Python package to create adversarial agents for membership inference attacks against machine learning models using Scikit-learn learners.
Implementation of the work done by Shokri et al (paper)
Find some examples in notebooks/
The main classes and functions are:
To synthesize data only using a black-box like model target_model
and predictions using the algorithm proposed by Shokri et al
from mblearn import synthetize
x = synthesize(target_model, fixed_class, k_max)
Train predict_proba
method.
from mblearn import ShadowModels
shadows = ShadowModels(n_models, data, target_classes, learner)

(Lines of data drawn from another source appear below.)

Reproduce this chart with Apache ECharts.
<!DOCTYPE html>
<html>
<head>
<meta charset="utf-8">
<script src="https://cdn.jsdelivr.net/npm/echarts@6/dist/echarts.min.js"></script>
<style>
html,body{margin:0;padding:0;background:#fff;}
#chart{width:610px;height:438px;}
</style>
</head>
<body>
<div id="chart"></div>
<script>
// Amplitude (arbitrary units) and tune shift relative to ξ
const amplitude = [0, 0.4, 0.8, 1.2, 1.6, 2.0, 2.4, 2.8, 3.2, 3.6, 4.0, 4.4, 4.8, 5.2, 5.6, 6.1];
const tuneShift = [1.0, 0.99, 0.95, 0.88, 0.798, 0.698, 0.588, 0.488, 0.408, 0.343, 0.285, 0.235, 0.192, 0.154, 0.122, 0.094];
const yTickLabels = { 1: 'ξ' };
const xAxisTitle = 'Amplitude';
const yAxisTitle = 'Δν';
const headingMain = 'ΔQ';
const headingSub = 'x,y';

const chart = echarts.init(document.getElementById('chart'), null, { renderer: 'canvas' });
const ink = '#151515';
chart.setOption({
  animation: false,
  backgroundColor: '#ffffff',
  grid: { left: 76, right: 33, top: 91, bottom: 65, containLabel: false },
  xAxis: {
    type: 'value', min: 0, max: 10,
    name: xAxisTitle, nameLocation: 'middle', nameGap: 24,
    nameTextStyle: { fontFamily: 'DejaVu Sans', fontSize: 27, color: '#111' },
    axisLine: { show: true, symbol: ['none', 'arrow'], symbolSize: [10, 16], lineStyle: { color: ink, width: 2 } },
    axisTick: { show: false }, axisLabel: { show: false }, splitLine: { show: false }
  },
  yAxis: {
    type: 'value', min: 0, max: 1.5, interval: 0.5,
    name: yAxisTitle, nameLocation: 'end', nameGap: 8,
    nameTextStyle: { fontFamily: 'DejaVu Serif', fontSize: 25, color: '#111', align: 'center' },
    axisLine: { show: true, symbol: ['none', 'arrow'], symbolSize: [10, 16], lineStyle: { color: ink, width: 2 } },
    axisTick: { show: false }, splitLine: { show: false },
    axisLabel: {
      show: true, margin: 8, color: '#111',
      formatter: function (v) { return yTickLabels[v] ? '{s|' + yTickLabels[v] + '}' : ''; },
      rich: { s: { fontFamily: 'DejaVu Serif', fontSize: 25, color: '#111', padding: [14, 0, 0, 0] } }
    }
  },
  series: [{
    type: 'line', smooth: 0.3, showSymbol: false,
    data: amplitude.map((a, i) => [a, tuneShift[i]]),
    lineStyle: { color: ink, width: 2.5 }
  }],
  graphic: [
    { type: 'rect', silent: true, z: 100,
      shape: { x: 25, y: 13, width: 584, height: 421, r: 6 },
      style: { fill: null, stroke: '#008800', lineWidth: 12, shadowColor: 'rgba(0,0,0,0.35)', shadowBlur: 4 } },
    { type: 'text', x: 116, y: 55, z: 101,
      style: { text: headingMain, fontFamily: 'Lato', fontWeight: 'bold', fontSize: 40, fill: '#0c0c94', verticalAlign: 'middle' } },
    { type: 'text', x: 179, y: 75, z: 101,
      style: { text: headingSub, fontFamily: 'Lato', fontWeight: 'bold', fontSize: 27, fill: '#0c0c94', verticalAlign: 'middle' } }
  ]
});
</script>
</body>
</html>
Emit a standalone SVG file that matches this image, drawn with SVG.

shadow_data = shadows.results
Using the data generated with the shadow models, trains a attack models on each label of the shadow dataset.
from mblearn import AttackModels
attacker = AttackModels(target_classes, attack_learner)

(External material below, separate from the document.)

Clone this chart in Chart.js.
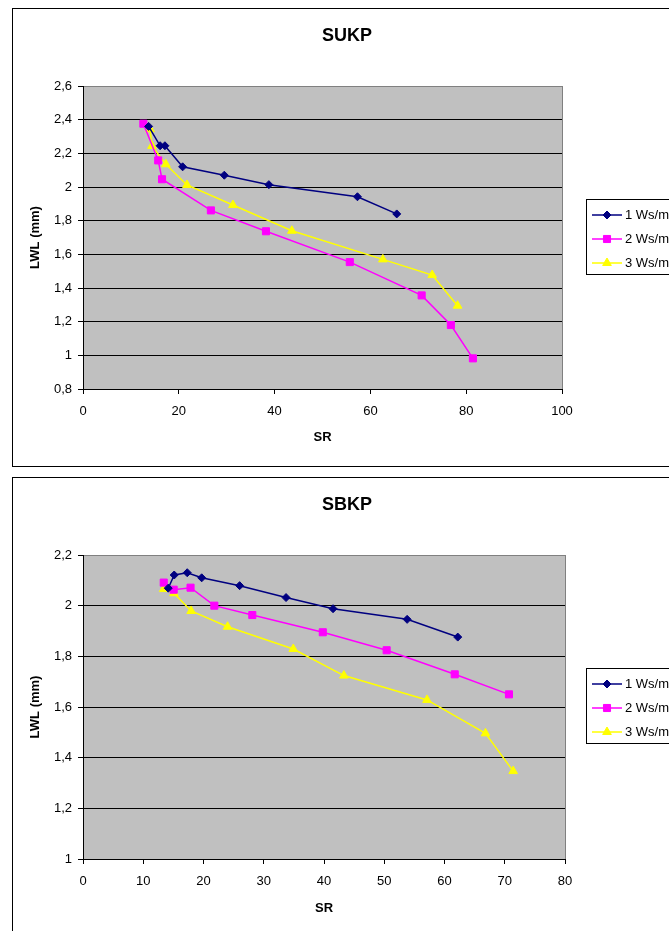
<!DOCTYPE html>
<html><head><meta charset="utf-8">
<script src="https://cdn.jsdelivr.net/npm/chart.js@4/dist/chart.umd.min.js"></script>
<style>
html,body{margin:0;padding:0;background:#fff;overflow:hidden;width:669px;height:931px;}
.box{position:absolute;left:12px;border:1px solid #000;background:#fff;}
#b1{top:8px;} #b2{top:477px;}
canvas{display:block;}
</style></head><body>
<div class="box" id="b1"><canvas id="c1" width="668" height="457"></canvas></div>
<div class="box" id="b2"><canvas id="c2" width="668" height="460"></canvas></div>
<script>
const SERIES_NAMES = ['1 Ws/mm', '2 Ws/mm', '3 Ws/mm'];
const TITLES = ['SUKP', 'SBKP'];
const X_TITLE = 'SR';
const Y_TITLE = 'LWL (mm)';

// SUKP (top)
const SUKP_SR_1  = [13.7, 16.1, 17.1, 20.8, 29.5, 38.8, 57.3, 65.5];
const SUKP_LWL_1 = [2.36, 2.245, 2.245, 2.12, 2.07, 2.014, 1.942, 1.84];
const SUKP_SR_2  = [12.6, 15.7, 16.5, 26.7, 38.2, 55.7, 70.7, 76.8, 81.4];
const SUKP_LWL_2 = [2.376, 2.158, 2.046, 1.861, 1.737, 1.554, 1.356, 1.18, 0.982];
const SUKP_SR_3  = [14.0, 14.4, 17.3, 21.7, 31.3, 43.6, 62.6, 72.9, 78.2];
const SUKP_LWL_3 = [2.343, 2.244, 2.135, 2.012, 1.893, 1.74, 1.57, 1.477, 1.295];

// SBKP (bottom)
const SBKP_SR_1  = [14.15, 15.14, 17.3, 19.7, 26.0, 33.7, 41.5, 53.8, 62.2];
const SBKP_LWL_1 = [2.069, 2.121, 2.13, 2.11, 2.079, 2.032, 1.988, 1.946, 1.876];
const SBKP_SR_2  = [13.4, 15.05, 17.85, 21.8, 28.1, 39.8, 50.4, 61.7, 70.7];
const SBKP_LWL_2 = [2.091, 2.063, 2.071, 2.0, 1.963, 1.895, 1.824, 1.729, 1.65];
const SBKP_SR_3  = [13.4, 15.1, 17.95, 24.0, 34.9, 43.3, 57.1, 66.8, 71.4];
const SBKP_LWL_3 = [2.066, 2.049, 1.979, 1.917, 1.829, 1.724, 1.628, 1.496, 1.347];

const FONT = '"Liberation Sans", Arial, sans-serif';
Chart.defaults.font.family = FONT;
Chart.defaults.color = '#000';

const STYLES = [
  {color: '#000080', pointStyle: 'rectRot', radius: 4},
  {color: '#FF00FF', pointStyle: 'rect', radius: 5},
  {color: '#FFFF00', pointStyle: 'triangle', radius: 5}
];

function pts(xs, ys) { return xs.map((x, i) => ({x: x, y: ys[i]})); }

function fmt(v) {
  const r = Math.round(v * 10) / 10;
  return String(r).replace('.', ',');
}

const plotBg = {
  id: 'plotBg',
  beforeDraw(chart) {
    const {ctx, chartArea: a} = chart;
    ctx.save();
    ctx.fillStyle = '#C0C0C0';
    ctx.fillRect(a.left, a.top, a.right - a.left, a.bottom - a.top);
    ctx.restore();
  },
  beforeDatasetsDraw(chart) {
    const {ctx, chartArea: a} = chart;
    ctx.save();
    ctx.strokeStyle = '#808080';
    ctx.lineWidth = 1;
    ctx.beginPath();
    ctx.moveTo(Math.round(a.right) + 0.5, a.top);
    ctx.lineTo(Math.round(a.right) + 0.5, a.bottom);
    ctx.stroke();
    ctx.restore();
  }
};

const xlLegend = {
  id: 'xlLegend',
  afterDraw(chart, args, o) {
    const ctx = chart.ctx;
    ctx.save();
    ctx.fillStyle = '#fff';
    ctx.fillRect(o.left, o.top, 200, o.height);
    ctx.strokeStyle = '#000';
    ctx.lineWidth = 1;
    ctx.strokeRect(o.left + 0.5, o.top + 0.5, 200, o.height);
    chart.data.datasets.forEach((ds, i) => {
      const y = o.top + o.rows[i];
      ctx.strokeStyle = ds.borderColor;
      ctx.lineWidth = ds.borderWidth;
      ctx.beginPath();
      ctx.moveTo(o.lineX0, y);
      ctx.lineTo(o.lineX1, y);
      ctx.stroke();
      ctx.fillStyle = ds.pointBackgroundColor;
      ctx.strokeStyle = ds.pointBorderColor;
      ctx.lineWidth = 1;
      if (Chart.helpers && Chart.helpers.drawPoint) {
        Chart.helpers.drawPoint(ctx, {pointStyle: ds.pointStyle, radius: ds.pointRadius, borderWidth: 1, rotation: 0}, (o.lineX0 + o.lineX1) / 2, y);
      }
      ctx.fillStyle = '#000';
      ctx.font = '13px ' + FONT;
      ctx.textBaseline = 'middle';
      ctx.textAlign = 'left';
      ctx.fillText(ds.label, o.textX, y);
    });
    ctx.restore();
  }
};

function makeChart(id, title, series, xCfg, yCfg, geo) {
  const datasets = series.map((s, i) => ({
    label: SERIES_NAMES[i],
    data: s,
    showLine: true,
    tension: 0,
    borderColor: STYLES[i].color,
    backgroundColor: STYLES[i].color,
    borderWidth: 1.5,
    pointStyle: STYLES[i].pointStyle,
    pointRadius: STYLES[i].radius,
    pointHoverRadius: STYLES[i].radius,
    pointBackgroundColor: STYLES[i].color,
    pointBorderColor: STYLES[i].color,
    pointBorderWidth: 1
  }));
  return new Chart(document.getElementById(id), {
    type: 'scatter',
    data: {datasets: datasets},
    plugins: [plotBg, xlLegend],
    options: {
      responsive: false,
      animation: false,
      events: [],
      layout: {padding: 0},
      plugins: {
        legend: {display: false},
        tooltip: {enabled: false},
        title: {
          display: true, text: title,
          font: {size: 18, weight: 'bold', lineHeight: 1.2},
          padding: {top: geo.titleTop, bottom: geo.titleBottom}
        },
        xlLegend: {left: 573, top: geo.legTop, height: 75, rows: [16, 40, 64], lineX0: 579, lineX1: 609, textX: 612}
      },
      scales: {
        x: {
          type: 'linear', position: 'bottom',
          min: xCfg.min, max: xCfg.max,
          afterFit: s => { s.height = geo.xH; },
          ticks: {stepSize: xCfg.step, padding: 10, font: {size: 13}, color: '#000', maxRotation: 0},
          grid: {display: true, drawOnChartArea: false, drawTicks: true, tickLength: 5, color: '#000', lineWidth: 1},
          border: {display: true, color: '#000', width: 1},
          title: {display: true, text: X_TITLE, font: {size: 13, weight: 'bold', lineHeight: 1.2}, padding: {top: 0, bottom: geo.xTitleBottom}}
        },
        y: {
          type: 'linear', position: 'left',
          min: yCfg.min, max: yCfg.max,
          afterFit: s => { s.width = 70; },
          ticks: {stepSize: yCfg.step, padding: 6, font: {size: 13}, color: '#000', callback: v => fmt(v)},
          grid: {
            display: true, drawOnChartArea: true, drawTicks: true, tickLength: 5, lineWidth: 1,
            color: c => (c.tick && Math.abs(c.tick.value - yCfg.max) < 1e-9) ? '#808080' : '#000',
            tickColor: '#000'
          },
          border: {display: true, color: '#000', width: 1},
          title: {display: true, text: Y_TITLE, font: {size: 13, weight: 'bold', lineHeight: 1.2}, padding: {top: 15, bottom: 0}}
        },
        rightSpace: {
          type: 'linear', position: 'right', display: true,
          afterFit: s => { s.width = geo.rightW; },
          ticks: {display: false},
          grid: {display: false, drawTicks: false},
          border: {display: false},
          title: {display: false}
        }
      }
    }
  });
}

makeChart('c1', TITLES[0],
  [pts(SUKP_SR_1, SUKP_LWL_1), pts(SUKP_SR_2, SUKP_LWL_2), pts(SUKP_SR_3, SUKP_LWL_3)],
  {min: 0, max: 100, step: 20},
  {min: 0.8, max: 2.6, step: 0.2},
  {titleTop: 16.2, titleBottom: 39.2, xH: 77, xTitleBottom: 21, rightW: 119, legTop: 190});

makeChart('c2', TITLES[1],
  [pts(SBKP_SR_1, SBKP_LWL_1), pts(SBKP_SR_2, SBKP_LWL_2), pts(SBKP_SR_3, SBKP_LWL_3)],
  {min: 0, max: 80, step: 10},
  {min: 1, max: 2.2, step: 0.2},
  {titleTop: 16.2, titleBottom: 39.2, xH: 79, xTitleBottom: 22, rightW: 116, legTop: 190});
</script>
</body></html>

# train the attacker with the shadow data
attacker.fit(shadow_data)
# query the target model and get the predicted class prob vector
X = target_model.predict_proba(test_data)
# especulate about the class this test_data belongs to
y = 0
# get the prediction:
# True if `test_data` is classified as a member of
# the private model training set for the given class
# False otherwise
attacker.predict(X, y)
R. Shokri, M. Stronati, and V. Shmatikov. Membership inference attacks against machine learning models. Security and Privacy (SP), 2017 IEEE Symposium , IEEE, 2017.

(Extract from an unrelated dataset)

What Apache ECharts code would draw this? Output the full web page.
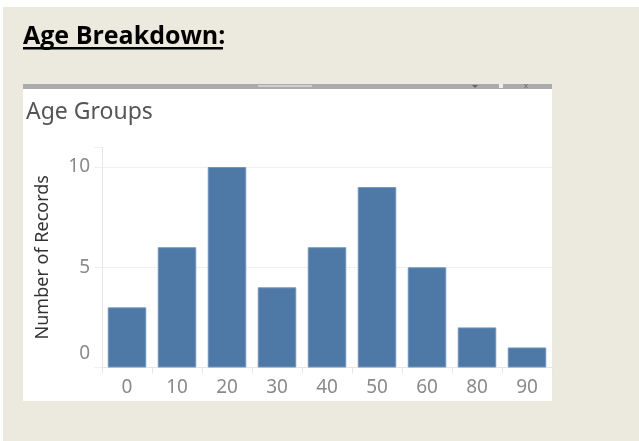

Y. Long, V. Bindschaedler, L Wang, D. Bu, et al. Understanding Membership Inferences on Well-Generalized Learning Models. arXiv preprint arXiv:1802.04889, 2018.
S. Truex, L. Liu, M. E. Gursoy, L. Yu, W. Wei. Towards Demystifying Membership Inference Attacks. arXiv preprint arXiv:1807.09173, 2018.
The maturity of the package is far from alpha. This is just a proof of concept and all the interface and inner wheels will change in the next few months.